── MATERIAL FOR THIS EXERCISE

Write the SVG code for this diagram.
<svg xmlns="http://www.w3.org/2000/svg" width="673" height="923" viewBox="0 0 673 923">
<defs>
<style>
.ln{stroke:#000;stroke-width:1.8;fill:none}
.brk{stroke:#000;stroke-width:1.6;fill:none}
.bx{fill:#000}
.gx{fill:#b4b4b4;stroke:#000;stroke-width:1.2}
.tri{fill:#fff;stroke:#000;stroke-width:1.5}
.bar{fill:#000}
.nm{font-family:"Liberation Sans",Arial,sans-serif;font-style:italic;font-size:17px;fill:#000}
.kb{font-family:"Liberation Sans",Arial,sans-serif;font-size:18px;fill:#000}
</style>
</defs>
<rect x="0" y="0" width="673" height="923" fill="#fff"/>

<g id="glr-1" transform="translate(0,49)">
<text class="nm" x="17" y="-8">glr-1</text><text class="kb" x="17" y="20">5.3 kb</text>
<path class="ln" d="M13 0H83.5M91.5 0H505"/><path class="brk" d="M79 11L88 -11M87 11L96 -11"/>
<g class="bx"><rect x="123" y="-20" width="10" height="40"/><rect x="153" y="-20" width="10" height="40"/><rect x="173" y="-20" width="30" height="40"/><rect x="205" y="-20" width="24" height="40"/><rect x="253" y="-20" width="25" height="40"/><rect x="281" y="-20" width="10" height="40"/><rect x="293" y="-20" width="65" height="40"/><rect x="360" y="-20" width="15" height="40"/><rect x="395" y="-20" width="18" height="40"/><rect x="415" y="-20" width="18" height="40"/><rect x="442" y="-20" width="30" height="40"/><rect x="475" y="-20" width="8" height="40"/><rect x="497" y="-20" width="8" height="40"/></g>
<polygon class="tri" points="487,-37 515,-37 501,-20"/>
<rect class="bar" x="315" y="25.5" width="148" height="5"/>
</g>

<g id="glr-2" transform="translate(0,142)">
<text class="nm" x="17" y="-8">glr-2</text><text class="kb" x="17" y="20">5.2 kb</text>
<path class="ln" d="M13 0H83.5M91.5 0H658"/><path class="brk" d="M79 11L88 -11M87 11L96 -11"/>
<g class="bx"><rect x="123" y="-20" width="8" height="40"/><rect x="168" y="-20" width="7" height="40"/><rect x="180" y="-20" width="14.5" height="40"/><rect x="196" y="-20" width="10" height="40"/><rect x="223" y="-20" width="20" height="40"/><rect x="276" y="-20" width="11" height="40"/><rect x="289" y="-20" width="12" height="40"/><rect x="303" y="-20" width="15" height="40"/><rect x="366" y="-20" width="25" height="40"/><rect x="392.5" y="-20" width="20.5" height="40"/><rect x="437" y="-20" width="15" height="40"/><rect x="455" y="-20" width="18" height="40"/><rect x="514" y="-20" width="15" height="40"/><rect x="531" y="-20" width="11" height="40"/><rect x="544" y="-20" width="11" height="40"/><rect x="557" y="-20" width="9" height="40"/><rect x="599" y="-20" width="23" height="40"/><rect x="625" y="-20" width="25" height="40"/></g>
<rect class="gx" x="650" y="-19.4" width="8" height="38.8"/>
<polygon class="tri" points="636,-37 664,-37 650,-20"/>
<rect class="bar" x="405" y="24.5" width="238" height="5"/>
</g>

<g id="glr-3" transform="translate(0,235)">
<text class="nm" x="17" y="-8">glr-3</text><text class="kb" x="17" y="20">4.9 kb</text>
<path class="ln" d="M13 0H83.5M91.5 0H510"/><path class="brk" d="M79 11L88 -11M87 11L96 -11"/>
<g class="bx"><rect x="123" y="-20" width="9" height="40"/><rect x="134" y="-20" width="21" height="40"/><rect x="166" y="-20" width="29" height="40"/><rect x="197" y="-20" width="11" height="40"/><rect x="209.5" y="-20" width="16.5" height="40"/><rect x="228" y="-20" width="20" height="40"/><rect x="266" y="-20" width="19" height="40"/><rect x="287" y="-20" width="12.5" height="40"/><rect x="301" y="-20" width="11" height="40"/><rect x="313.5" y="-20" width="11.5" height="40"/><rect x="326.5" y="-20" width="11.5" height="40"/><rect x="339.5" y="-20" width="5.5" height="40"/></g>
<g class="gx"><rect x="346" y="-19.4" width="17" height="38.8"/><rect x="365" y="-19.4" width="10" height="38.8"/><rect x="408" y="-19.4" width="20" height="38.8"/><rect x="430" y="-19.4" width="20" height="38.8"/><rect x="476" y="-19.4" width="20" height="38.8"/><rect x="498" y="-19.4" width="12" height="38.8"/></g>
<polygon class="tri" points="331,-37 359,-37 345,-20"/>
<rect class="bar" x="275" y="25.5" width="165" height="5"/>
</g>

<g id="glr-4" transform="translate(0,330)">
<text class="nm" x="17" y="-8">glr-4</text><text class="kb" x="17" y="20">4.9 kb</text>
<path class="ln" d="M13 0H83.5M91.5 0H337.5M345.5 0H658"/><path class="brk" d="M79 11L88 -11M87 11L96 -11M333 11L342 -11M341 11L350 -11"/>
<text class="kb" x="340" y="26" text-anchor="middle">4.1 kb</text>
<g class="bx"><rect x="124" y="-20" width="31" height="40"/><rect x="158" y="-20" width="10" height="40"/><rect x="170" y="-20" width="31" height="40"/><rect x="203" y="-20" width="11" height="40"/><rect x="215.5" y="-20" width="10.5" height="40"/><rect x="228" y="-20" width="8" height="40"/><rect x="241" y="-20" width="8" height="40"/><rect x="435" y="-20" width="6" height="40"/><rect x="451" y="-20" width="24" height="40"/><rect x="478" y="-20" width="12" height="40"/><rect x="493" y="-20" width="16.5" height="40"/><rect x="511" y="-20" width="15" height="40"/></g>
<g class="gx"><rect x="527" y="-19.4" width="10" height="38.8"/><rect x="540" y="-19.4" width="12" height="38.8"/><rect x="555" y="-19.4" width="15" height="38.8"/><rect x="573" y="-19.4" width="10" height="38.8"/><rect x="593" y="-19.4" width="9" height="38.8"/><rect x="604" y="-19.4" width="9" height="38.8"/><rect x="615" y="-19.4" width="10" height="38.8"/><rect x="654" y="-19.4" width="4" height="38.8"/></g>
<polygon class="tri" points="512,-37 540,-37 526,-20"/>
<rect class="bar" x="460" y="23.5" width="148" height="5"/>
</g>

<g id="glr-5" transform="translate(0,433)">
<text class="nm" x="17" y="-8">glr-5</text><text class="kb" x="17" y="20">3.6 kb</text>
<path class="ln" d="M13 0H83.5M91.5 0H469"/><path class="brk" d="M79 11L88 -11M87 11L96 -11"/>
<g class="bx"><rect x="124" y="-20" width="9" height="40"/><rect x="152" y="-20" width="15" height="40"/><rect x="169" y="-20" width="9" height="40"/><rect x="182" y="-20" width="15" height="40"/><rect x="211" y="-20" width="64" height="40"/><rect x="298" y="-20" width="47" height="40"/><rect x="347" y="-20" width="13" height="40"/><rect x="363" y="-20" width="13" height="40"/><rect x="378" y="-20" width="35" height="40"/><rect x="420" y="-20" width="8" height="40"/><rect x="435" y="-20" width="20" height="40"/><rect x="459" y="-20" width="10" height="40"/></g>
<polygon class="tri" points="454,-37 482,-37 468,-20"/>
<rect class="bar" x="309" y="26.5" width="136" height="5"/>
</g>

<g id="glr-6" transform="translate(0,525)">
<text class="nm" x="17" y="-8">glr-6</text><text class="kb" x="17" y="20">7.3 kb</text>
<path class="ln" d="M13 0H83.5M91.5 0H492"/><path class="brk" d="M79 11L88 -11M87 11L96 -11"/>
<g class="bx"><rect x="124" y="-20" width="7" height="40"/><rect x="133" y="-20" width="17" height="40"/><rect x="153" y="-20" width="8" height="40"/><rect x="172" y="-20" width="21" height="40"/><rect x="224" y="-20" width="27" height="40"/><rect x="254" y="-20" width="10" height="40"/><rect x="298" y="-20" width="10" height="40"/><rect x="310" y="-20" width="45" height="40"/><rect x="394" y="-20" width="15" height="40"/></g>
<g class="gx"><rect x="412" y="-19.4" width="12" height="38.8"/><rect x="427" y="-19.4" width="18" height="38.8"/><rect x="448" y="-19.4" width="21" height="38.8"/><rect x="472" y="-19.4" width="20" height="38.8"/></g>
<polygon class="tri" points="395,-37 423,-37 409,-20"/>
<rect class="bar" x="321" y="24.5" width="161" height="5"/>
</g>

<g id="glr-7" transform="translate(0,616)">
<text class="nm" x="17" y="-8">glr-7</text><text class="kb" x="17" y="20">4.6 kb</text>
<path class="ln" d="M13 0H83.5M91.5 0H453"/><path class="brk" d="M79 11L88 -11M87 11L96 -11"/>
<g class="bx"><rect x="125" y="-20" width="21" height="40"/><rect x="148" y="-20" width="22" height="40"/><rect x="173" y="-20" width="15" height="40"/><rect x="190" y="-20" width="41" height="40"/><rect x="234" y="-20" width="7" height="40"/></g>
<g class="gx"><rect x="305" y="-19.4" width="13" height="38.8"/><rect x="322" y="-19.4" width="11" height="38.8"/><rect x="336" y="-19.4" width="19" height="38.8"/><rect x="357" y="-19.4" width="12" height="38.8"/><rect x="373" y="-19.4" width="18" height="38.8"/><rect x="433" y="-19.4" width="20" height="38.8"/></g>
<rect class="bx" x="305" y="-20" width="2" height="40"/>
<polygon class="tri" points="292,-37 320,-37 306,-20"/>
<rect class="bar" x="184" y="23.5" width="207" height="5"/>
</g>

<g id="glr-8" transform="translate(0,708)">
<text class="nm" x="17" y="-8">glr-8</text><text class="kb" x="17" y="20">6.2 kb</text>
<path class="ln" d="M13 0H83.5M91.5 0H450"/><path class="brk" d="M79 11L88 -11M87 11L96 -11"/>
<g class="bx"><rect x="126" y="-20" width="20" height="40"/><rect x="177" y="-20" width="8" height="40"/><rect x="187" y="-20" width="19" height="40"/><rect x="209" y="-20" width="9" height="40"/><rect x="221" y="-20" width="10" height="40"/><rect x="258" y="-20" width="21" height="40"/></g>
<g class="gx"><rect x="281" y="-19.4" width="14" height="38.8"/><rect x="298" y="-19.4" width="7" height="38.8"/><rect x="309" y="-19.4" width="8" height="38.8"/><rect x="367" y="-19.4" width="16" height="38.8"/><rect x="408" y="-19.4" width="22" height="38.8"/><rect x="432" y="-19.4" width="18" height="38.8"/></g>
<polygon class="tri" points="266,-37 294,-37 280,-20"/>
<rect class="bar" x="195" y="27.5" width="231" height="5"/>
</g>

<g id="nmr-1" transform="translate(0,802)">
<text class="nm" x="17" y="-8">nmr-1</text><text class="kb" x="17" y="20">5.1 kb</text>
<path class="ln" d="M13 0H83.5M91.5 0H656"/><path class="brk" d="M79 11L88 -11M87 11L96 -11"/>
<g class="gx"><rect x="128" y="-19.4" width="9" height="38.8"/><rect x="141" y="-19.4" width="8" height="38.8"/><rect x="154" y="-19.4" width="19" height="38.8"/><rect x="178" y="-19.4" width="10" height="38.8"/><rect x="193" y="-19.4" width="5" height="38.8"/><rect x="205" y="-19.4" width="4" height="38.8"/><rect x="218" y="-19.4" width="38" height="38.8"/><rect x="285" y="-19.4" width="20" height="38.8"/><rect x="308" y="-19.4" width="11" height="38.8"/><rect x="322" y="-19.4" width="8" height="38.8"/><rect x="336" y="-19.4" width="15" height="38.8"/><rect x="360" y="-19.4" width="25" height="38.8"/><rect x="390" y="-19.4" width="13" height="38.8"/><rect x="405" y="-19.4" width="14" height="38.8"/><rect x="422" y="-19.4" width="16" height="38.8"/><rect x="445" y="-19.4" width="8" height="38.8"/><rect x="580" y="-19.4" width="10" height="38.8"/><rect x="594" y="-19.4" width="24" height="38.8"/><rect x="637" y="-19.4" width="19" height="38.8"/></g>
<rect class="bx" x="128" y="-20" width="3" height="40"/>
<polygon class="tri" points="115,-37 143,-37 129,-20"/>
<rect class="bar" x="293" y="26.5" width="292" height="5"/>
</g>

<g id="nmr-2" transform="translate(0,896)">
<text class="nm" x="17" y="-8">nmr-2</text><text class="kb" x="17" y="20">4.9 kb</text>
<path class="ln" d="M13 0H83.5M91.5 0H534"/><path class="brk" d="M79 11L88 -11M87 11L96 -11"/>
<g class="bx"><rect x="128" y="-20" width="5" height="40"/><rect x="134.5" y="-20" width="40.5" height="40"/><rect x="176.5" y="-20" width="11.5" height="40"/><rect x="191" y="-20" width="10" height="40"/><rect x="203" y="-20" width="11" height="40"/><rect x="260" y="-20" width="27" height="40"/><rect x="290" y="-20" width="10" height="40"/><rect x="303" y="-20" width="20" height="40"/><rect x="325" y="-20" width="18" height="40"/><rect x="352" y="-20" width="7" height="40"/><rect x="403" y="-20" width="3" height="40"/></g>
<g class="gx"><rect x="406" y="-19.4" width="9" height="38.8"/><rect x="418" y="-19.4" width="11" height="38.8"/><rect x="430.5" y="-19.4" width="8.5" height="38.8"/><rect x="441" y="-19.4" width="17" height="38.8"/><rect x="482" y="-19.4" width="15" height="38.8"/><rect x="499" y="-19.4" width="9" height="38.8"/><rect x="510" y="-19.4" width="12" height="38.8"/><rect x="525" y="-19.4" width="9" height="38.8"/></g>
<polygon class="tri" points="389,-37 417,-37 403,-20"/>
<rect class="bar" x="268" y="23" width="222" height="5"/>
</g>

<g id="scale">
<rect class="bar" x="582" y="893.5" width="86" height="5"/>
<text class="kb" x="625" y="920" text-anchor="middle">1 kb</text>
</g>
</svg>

────
── MATERIAL FOR THIS EXERCISE

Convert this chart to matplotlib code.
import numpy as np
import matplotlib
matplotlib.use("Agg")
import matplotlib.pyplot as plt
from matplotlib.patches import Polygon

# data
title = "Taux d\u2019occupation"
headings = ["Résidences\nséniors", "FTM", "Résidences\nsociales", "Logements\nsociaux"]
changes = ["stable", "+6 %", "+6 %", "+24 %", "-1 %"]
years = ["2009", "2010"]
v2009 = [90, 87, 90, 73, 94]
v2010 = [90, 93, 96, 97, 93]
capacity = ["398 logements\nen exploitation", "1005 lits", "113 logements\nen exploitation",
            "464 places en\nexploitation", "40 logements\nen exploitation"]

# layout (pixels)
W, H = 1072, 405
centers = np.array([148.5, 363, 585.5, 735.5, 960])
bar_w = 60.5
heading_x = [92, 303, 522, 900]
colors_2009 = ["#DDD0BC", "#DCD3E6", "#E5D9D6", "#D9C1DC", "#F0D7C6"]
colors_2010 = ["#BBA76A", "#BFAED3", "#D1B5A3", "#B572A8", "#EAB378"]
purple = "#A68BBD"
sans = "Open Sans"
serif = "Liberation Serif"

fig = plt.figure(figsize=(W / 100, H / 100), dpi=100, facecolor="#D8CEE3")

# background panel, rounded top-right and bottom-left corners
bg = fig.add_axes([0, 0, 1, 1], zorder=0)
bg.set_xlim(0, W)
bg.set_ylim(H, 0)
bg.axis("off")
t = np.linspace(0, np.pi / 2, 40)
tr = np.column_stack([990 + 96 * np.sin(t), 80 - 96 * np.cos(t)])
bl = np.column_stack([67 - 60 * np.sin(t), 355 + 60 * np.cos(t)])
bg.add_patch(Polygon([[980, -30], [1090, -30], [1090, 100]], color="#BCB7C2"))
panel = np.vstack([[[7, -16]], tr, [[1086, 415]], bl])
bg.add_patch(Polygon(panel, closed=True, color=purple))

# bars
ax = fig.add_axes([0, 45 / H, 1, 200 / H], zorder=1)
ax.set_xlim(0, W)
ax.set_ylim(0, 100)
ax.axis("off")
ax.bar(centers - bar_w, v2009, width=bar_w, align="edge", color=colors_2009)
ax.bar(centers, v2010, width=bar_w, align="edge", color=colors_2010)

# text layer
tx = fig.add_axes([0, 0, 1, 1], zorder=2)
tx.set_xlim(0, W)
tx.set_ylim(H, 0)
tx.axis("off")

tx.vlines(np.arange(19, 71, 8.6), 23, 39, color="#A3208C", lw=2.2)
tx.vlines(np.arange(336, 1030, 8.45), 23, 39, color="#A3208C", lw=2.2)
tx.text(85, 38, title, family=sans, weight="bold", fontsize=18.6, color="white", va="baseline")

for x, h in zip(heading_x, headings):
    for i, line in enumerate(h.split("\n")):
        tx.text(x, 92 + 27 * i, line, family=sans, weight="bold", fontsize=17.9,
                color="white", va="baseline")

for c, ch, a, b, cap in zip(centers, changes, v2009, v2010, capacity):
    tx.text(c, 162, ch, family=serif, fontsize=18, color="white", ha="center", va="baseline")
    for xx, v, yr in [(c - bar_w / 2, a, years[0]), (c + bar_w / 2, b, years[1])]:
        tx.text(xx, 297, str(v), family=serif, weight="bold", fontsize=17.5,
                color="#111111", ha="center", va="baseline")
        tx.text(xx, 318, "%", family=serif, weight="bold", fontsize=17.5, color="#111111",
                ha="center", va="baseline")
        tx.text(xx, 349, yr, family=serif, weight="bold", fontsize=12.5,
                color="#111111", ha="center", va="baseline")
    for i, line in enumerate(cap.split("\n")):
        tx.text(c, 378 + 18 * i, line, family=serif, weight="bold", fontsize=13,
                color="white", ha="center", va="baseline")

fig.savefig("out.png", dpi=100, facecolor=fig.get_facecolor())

────
── MATERIAL FOR THIS EXERCISE

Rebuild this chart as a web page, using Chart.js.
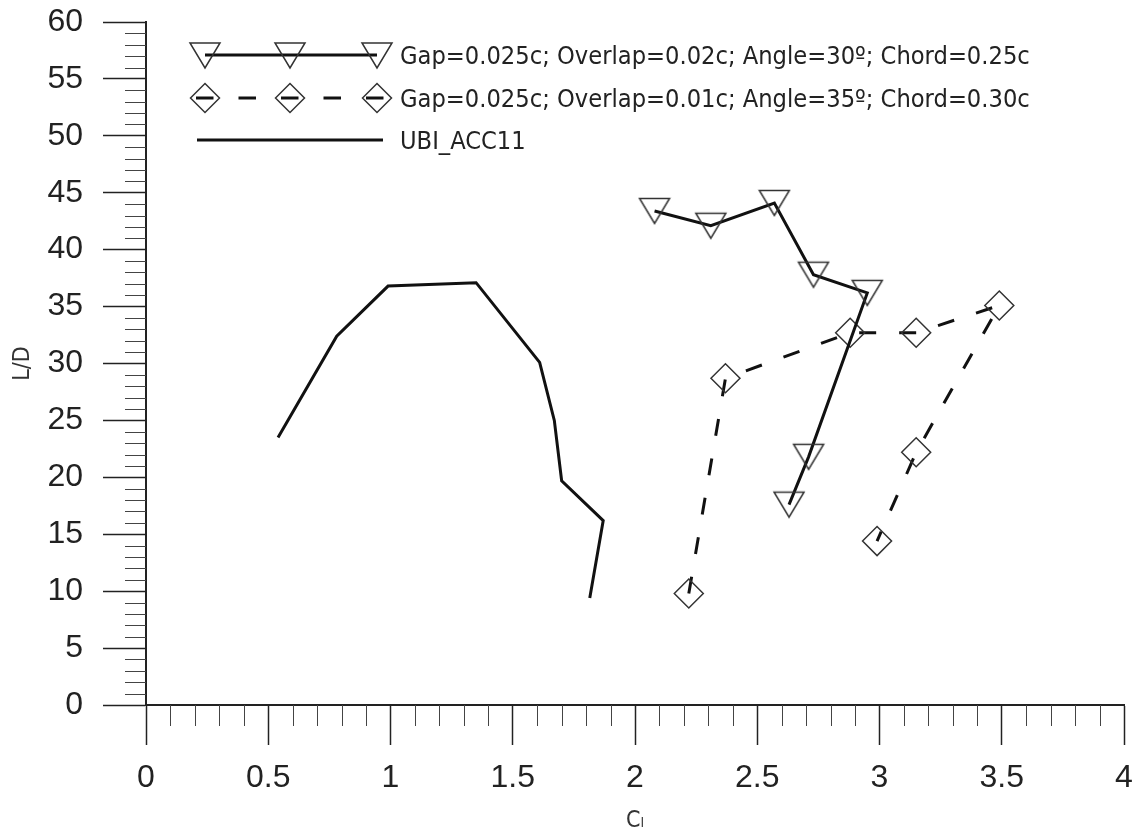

────

(WHAT TO WORK ON)
From the records above, extract exactly and only the lines that begin at the line with "Convert this chart to matplotlib code." and stop after the line with "from matplotlib.patches import Polygon".

(OUTPUT FOR THIS EXERCISE)
Convert this chart to matplotlib code.
import numpy as np
import matplotlib
matplotlib.use("Agg")
import matplotlib.pyplot as plt
from matplotlib.patches import Polygon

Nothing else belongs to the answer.